Exhibit 10.1
SHARE REPURCHASE AGREEMENT
THIS SHARE REPURCHASE AGREEMENT (this “Agreement”) is made and entered into as of this 17th day of May, 2023, by and between KKR Denali Holdings L.P. (the “Seller”) and AppLovin Corporation, a Delaware corporation (the “Purchaser”).
RECITALS
WHEREAS, the Seller desires to sell 15,952,381 shares of Class A common stock, par value $0.00003 per share (the “Class A Common Stock”) of the Purchaser beneficially owned by it to the Purchaser and the Purchaser desires to purchase such shares from the Seller, on the terms and conditions set forth in this Agreement (the “Repurchase Transaction”).
WHEREAS, after due consideration, the special committee and the audit committee of the board of directors of the Purchaser have approved the Repurchase Transaction.
NOW, THEREFORE, in consideration of the premises and the agreements set forth below, and for other good and valuable consideration, the receipt and sufficiency of which are hereby acknowledged, the parties agree as follows:
ARTICLE I
SALE AND PURCHASE OF CLASS A COMMON STOCK
Section 1.1 Purchase. Subject to the terms and conditions of this Agreement, on the Closing Date, the Seller shall sell, assign, transfer, convey and deliver to the Purchaser, and the Purchaser shall purchase, acquire and accept from the Seller, 15,952,381 shares (the “Shares”) of Class A Common Stock of the Purchaser. The purchase price for the Shares shall be $21.00 per share, resulting in a total purchase price of $335,000,001 (the “Purchase Price”).
Section 1.2 Closing.
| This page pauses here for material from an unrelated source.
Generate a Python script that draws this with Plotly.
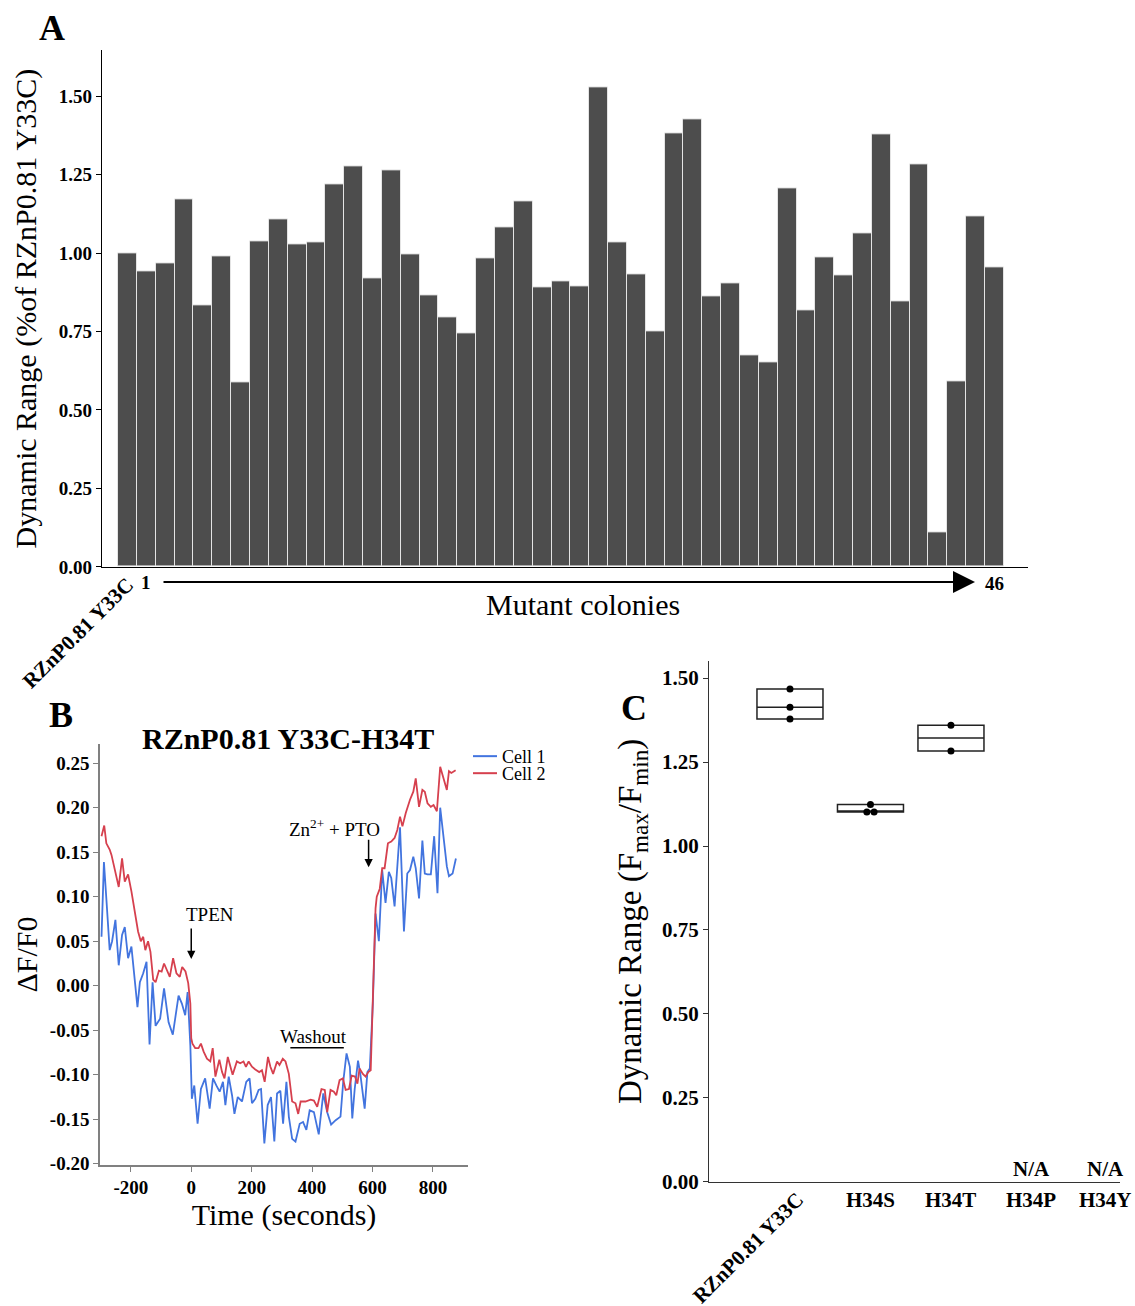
import plotly.graph_objects as go

W = 1135
H = 1320          # figure height in px
REF_H = 1306      # reference picture height used for placement
FONT = "Liberation Serif"


def px(x):
    return x / W


def py(y):
    return 1 - y / REF_H


# ---------------- Panel A data ----------------
colony_labels = ["RZnP0.81 Y33C"] + [str(i) for i in range(1, 47)]
dynamic_range_pct = [
    1.000, 0.942, 0.967, 1.171, 0.833, 0.989, 0.589, 1.038, 1.108, 1.029,
    1.035, 1.219, 1.277, 0.918, 1.265, 0.995, 0.866, 0.795, 0.745, 0.984,
    1.083, 1.166, 0.891, 0.909, 0.895, 1.528, 1.035, 0.932, 0.750, 1.381,
    1.427, 0.861, 0.905, 0.675, 0.652, 1.207, 0.817, 0.985, 0.928, 1.064,
    1.379, 0.847, 1.284, 0.110, 0.590, 1.118, 0.956,
]
a_yticks = [0.0, 0.25, 0.5, 0.75, 1.0, 1.25, 1.5]

# ---------------- Panel B data ----------------
cell1_time = [
    -297, -289, -281, -270, -262, -251, -240, -229, -220, -209, -198, -189,
    -178, -170, -159, -148, -138, -128, -118, -103, -90, -75, -61, -42, -31,
    -20, -12, -3, 2, 10, 21, 32, 46, 61, 72, 83, 94, 105, 113, 124, 135, 143,
    154, 168, 182, 193, 201, 212, 223, 231, 242, 253, 264, 275, 284, 295,
    304, 315, 323, 334, 345, 359, 370, 381, 392, 406, 422, 437, 450, 463,
    478, 494, 503, 514, 525, 533, 541, 552, 560, 574, 583, 591, 601, 610,
    621, 632, 643, 654, 662, 673, 691, 704, 715, 724, 735, 743, 754, 765,
    773, 782, 793, 804, 815, 824, 835, 846, 853, 865, 876,
]
cell1_dff = [
    0.055, 0.139, 0.098, 0.040, 0.050, 0.074, 0.023, 0.057, 0.066, 0.031,
    0.044, 0.016, -0.024, 0.004, 0.014, 0.027, -0.066, 0.004, -0.045,
    -0.037, -0.003, -0.041, -0.055, -0.011, -0.020, -0.033, -0.007, -0.067,
    -0.127, -0.112, -0.155, -0.116, -0.104, -0.138, -0.104, -0.112, -0.119,
    -0.108, -0.134, -0.102, -0.123, -0.144, -0.125, -0.130, -0.108, -0.104,
    -0.132, -0.127, -0.117, -0.116, -0.177, -0.134, -0.125, -0.175, -0.121,
    -0.118, -0.155, -0.108, -0.147, -0.172, -0.175, -0.155, -0.153, -0.162,
    -0.140, -0.142, -0.167, -0.121, -0.142, -0.156, -0.151, -0.147, -0.108,
    -0.076, -0.091, -0.149, -0.116, -0.084, -0.100, -0.138, -0.097, -0.093,
    -0.020, 0.081, 0.050, 0.130, 0.093, 0.128, 0.121, 0.089, 0.178, 0.061,
    0.126, 0.130, 0.145, 0.132, 0.098, 0.163, 0.126, 0.125, 0.125, 0.168,
    0.104, 0.200, 0.168, 0.134, 0.123, 0.126, 0.143,
]
cell2_time = [
    -297, -288, -281, -270, -264, -240, -229, -220, -209, -198, -176, -167,
    -159, -152, -143, -135, -126, -118, -107, -98, -90, -82, -71, -60, -49,
    -38, -30, -19, -10, -3, 0, 4, 13, 24, 32, 41, 52, 63, 71, 80, 88, 93,
    102, 110, 121, 129, 137, 151, 162, 173, 181, 190, 201, 212, 225, 234,
    243, 254, 262, 271, 284, 292, 303, 312, 323, 334, 345, 354, 362, 378,
    395, 406, 417, 431, 442, 450, 461, 472, 480, 491, 502, 511, 522, 531,
    542, 550, 557, 568, 577, 586, 594, 610, 614, 624, 632, 640, 651, 662,
    673, 682, 691, 699, 710, 724, 735, 743, 754, 765, 773, 782, 793, 802,
    813, 824, 832, 846, 853, 861, 875,
]
cell2_dff = [
    0.168, 0.180, 0.160, 0.153, 0.147, 0.111, 0.143, 0.117, 0.125, 0.106,
    0.061, 0.050, 0.055, 0.040, 0.050, 0.038, 0.007, 0.004, 0.017, 0.016,
    0.025, 0.019, 0.010, 0.031, 0.014, 0.010, 0.021, 0.016, 0.003, -0.020,
    -0.059, -0.065, -0.070, -0.070, -0.065, -0.074, -0.082, -0.085, -0.070,
    -0.102, -0.089, -0.083, -0.097, -0.104, -0.080, -0.091, -0.100, -0.085,
    -0.087, -0.085, -0.091, -0.085, -0.091, -0.094, -0.097, -0.095, -0.108,
    -0.080, -0.091, -0.099, -0.085, -0.089, -0.082, -0.085, -0.099, -0.130,
    -0.132, -0.144, -0.130, -0.130, -0.128, -0.129, -0.136, -0.116, -0.117,
    -0.142, -0.117, -0.119, -0.123, -0.106, -0.104, -0.117, -0.116, -0.101,
    -0.102, -0.110, -0.093, -0.099, -0.102, -0.097, -0.095, 0.087, 0.100,
    0.109, 0.132, 0.132, 0.160, 0.162, 0.166, 0.175, 0.190, 0.179, 0.194,
    0.209, 0.218, 0.233, 0.201, 0.220, 0.218, 0.205, 0.201, 0.203, 0.196,
    0.246, 0.237, 0.220, 0.241, 0.239, 0.242,
]
cell_names = ["Cell 1", "Cell 2"]
b_xticks = [-200, 0, 200, 400, 600, 800]
b_yticks = [-0.20, -0.15, -0.10, -0.05, 0.00, 0.05, 0.10, 0.15, 0.20, 0.25]

# ---------------- Panel C data ----------------
c_categories = ["RZnP0.81 Y33C", "H34S", "H34T", "H34P", "H34Y"]
c_y33c = [1.468, 1.413, 1.378]
c_h34s = [1.124, 1.101, 1.101]
c_h34t = [1.360, 1.283]
c_yticks = [0.0, 0.25, 0.5, 0.75, 1.0, 1.25, 1.5]

BLUE = "#4274df"
RED = "#d6404e"

fig = go.Figure()

# Panel A bars
fig.add_trace(go.Bar(
    x=list(range(len(dynamic_range_pct))), y=dynamic_range_pct,
    width=1.0, marker=dict(color="#4d4d4d", line=dict(color="#e4e4e4", width=1)),
    showlegend=False, xaxis="x", yaxis="y", hoverinfo="y",
))

# Panel B traces
fig.add_trace(go.Scatter(x=cell1_time, y=cell1_dff, mode="lines", name=cell_names[0],
                         line=dict(color=BLUE, width=1.8), xaxis="x2", yaxis="y2",
                         showlegend=False))
fig.add_trace(go.Scatter(x=cell2_time, y=cell2_dff, mode="lines", name=cell_names[1],
                         line=dict(color=RED, width=1.8), xaxis="x2", yaxis="y2",
                         showlegend=False))

# Panel C boxes + points
c_groups = [c_y33c, c_h34s, c_h34t]
c_jitter = [[0, 0, 0], [0, -0.045, 0.045], [0, 0]]
for i, vals in enumerate(c_groups):
    s = sorted(vals)
    med = s[len(s) // 2] if len(s) % 2 else (s[len(s) // 2 - 1] + s[len(s) // 2]) / 2
    fig.add_trace(go.Box(
        x=[i], q1=[min(vals)], median=[med], q3=[max(vals)],
        lowerfence=[min(vals)], upperfence=[max(vals)],
        width=0.82, fillcolor="white", line=dict(color="#222222", width=1.5),
        boxpoints=False, showlegend=False, xaxis="x3", yaxis="y3",
    ))
    fig.add_trace(go.Scatter(
        x=[i + j for j in c_jitter[i]], y=vals, mode="markers",
        marker=dict(color="black", size=7), showlegend=False,
        xaxis="x3", yaxis="y3",
    ))

tick_font = dict(family=FONT, size=19, color="black", weight="bold")

annotations = []


def ann(text, x, y, xref="paper", yref="paper", size=19, bold=True, angle=0, **kw):
    d = dict(text=text, x=x, y=y, xref=xref, yref=yref, showarrow=False,
             font=dict(family=FONT, size=size, color="black",
                       weight="bold" if bold else "normal"),
             textangle=angle, xanchor="center", yanchor="middle")
    d.update(kw)
    annotations.append(d)


# Panel letters
ann("A", px(52), py(28), size=36)
ann("B", px(61), py(714), size=36)
ann("C", px(634), py(707), size=36)

# Panel A x labels
ann(colony_labels[0], px(78), py(632), size=21, angle=-45)
ann(colony_labels[1], 1, py(582), xref="x", size=19)
ann(colony_labels[-1], 46, py(583), xref="x", size=19)
annotations.append(dict(
    x=px(975), y=py(581), xref="paper", yref="paper", text="",
    showarrow=True, ax=-(975 - 162), ay=0, axref="pixel", ayref="pixel",
    arrowhead=2, arrowsize=2.2, arrowwidth=2, arrowcolor="black",
))
ann("Mutant colonies", px(583), py(604), size=30, bold=False)

# Panel B annotations
ann("RZnP0.81 Y33C-H34T", px(288), py(737), size=30)
ann("TPEN", 63, 0.080, xref="x2", yref="y2", size=19, bold=False)
annotations.append(dict(x=0, y=0.030, xref="x2", yref="y2", text="",
                        showarrow=True, ax=0, ay=-32, arrowhead=2, arrowsize=1.1,
                        arrowwidth=1.5, arrowcolor="black"))
ann("Zn<sup>2+</sup> + PTO", 475, 0.177, xref="x2", yref="y2", size=19, bold=False)
annotations.append(dict(x=587, y=0.133, xref="x2", yref="y2", text="",
                        showarrow=True, ax=0, ay=-29, arrowhead=2, arrowsize=1.1,
                        arrowwidth=1.5, arrowcolor="black"))
ann("Washout", 405, -0.057, xref="x2", yref="y2", size=19, bold=False)

# Panel B legend (drawn manually for compact spacing)
shapes = [dict(type="line", xref="x2", yref="y2", x0=328, x1=505,
               y0=-0.0695, y1=-0.0695, line=dict(color="black", width=1.5))]
for name, col, yy in ((cell_names[0], BLUE, 755), (cell_names[1], RED, 772)):
    shapes.append(dict(type="line", xref="paper", yref="paper", x0=px(473), x1=px(497),
                       y0=py(yy), y1=py(yy), line=dict(color=col, width=2)))
    ann(name, px(500), py(yy), size=18, bold=False, xanchor="left", height=17)

# Panel C labels
ann(c_categories[0], px(748), py(1246), size=21, angle=-45)
for i in range(1, 5):
    ann(c_categories[i], i, py(1198), xref="x3", size=21, xshift=(-6 if i == 4 else 0))
for i in (3, 4):
    ann("N/A", i, py(1167), xref="x3", size=21, xshift=(-6 if i == 4 else 0))

fig.update_layout(
    width=W, height=H, margin=dict(l=0, r=0, t=0, b=0),
    paper_bgcolor="white", plot_bgcolor="white",
    font=dict(family=FONT, color="black"),
    bargap=0, showlegend=False,
    annotations=annotations, shapes=shapes,
    xaxis=dict(domain=[px(102), px(1028)], range=[-1.35, 47.78], anchor="y",
               showline=True, linecolor="black", linewidth=1.2,
               showticklabels=False, ticks="", showgrid=False, zeroline=False),
    yaxis=dict(domain=[py(566), py(50.3)], range=[0, 1.646], anchor="x",
               showline=True, linecolor="black", linewidth=1.2,
               tickvals=a_yticks, ticktext=[f"{v:.2f}" for v in a_yticks],
               ticks="outside", ticklen=5, tickcolor="black", tickfont=tick_font,
               showgrid=False, zeroline=False,
               title=dict(text="Dynamic Range (%of RZnP0.81 Y33C)",
                          font=dict(family=FONT, size=30, color="black"), standoff=13)),
    xaxis2=dict(domain=[px(100), px(468)], range=[-302, 916], anchor="y2",
                showline=True, linecolor="#808080", linewidth=1.6,
                tickvals=b_xticks, ticktext=[str(v) for v in b_xticks],
                ticks="outside", ticklen=5, tickcolor="#808080", tickfont=tick_font,
                showgrid=False, zeroline=False,
                title=dict(text="Time (seconds)", font=dict(family=FONT, size=30, color="black"),
                           standoff=4)),
    yaxis2=dict(domain=[py(1163), py(743)], range=[-0.2011, 0.2714], anchor="x2",
                showline=True, linecolor="#808080", linewidth=1.6,
                tickvals=b_yticks, ticktext=[f"{v:.2f}" for v in b_yticks],
                ticks="outside", ticklen=5, tickcolor="#808080", tickfont=tick_font,
                showgrid=False, zeroline=False,
                title=dict(text="ΔF/F0", font=dict(family=FONT, size=30, color="black"),
                           standoff=3)),
    xaxis3=dict(domain=[px(709), px(1120)], range=[-1.006, 4.10], anchor="y3",
                showline=True, linecolor="#333333", linewidth=1.2,
                showticklabels=False, ticks="", showgrid=False, zeroline=False),
    yaxis3=dict(domain=[py(1180), py(660)], range=[0, 1.551], anchor="x3",
                showline=True, linecolor="#333333", linewidth=1.2,
                tickvals=c_yticks, ticktext=[f"{v:.2f}" for v in c_yticks],
                ticks="outside", ticklen=5, tickcolor="#333333",
                tickfont=dict(family=FONT, size=21, color="black", weight="bold"),
                showgrid=False, zeroline=False,
                title=dict(text="Dynamic Range (F<sub>max</sub>/F<sub>min</sub>)",
                           font=dict(family=FONT, size=33, color="black"), standoff=10)),
)

fig.write_html("out.html", config={"responsive": False})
The closing of the Repurchase Transaction (the “Closing”) shall take place on May 18, 2023 (such date, the “Closing Date”). On the Closing Date, the Seller shall deliver or cause to be delivered to the Purchaser all of the Seller’s right, title and interest in and to the Shares by an appropriate method reasonably agreed to by the Purchaser and the Seller, together, in each case, with all documentation reasonably necessary to transfer to the Purchaser right, title and interest in and to the Shares. On the Closing Date, the Purchaser shall pay to the Seller the Purchase Price in cash by wire transfer of immediately available funds in accordance with the wire transfer instructions provided by the Seller to the Purchaser.
ARTICLE II
REPRESENTATIONS AND WARRANTIES OF THE SELLER
The Seller hereby makes the following representations and warranties to the Purchaser as to itself, each of which is true and correct on the date hereof and the Closing Date and shall survive the Closing Date.
Section 2.1 Existence and Power.
(a) The Seller has the power, authority and capacity to execute and deliver this Agreement, to perform its obligations hereunder, and to consummate the transactions contemplated hereby.
(b) The execution and delivery of this Agreement by the Seller and the consummation by the Seller of the transactions contemplated hereby (i) do not require the consent, approval, authorization, order, registration or qualification of, or (except for filings pursuant to Section 16 or Regulation 13D under the Securities Exchange Act of 1934) filing with, any governmental authority or court, or body or arbitrator having jurisdiction over the Seller; and (ii) except as would not have an adverse effect on the ability of the Seller to consummate the transactions contemplated by this Agreement, do not and will not constitute or result in a breach, violation or default under any note, bond, mortgage, deed, indenture, lien, instrument, contract, agreement, lease or license, whether written or oral, express or implied, to which such the Seller is a party or with the Seller’s organizational documents or any statute, law, ordinance, decree, order, injunction, rule, directive, judgment or regulation of any court, administrative or regulatory body, governmental authority, arbitrator, mediator or similar body on the part of the Seller or cause the acceleration or termination of any obligation or right of the Seller or any other party thereto.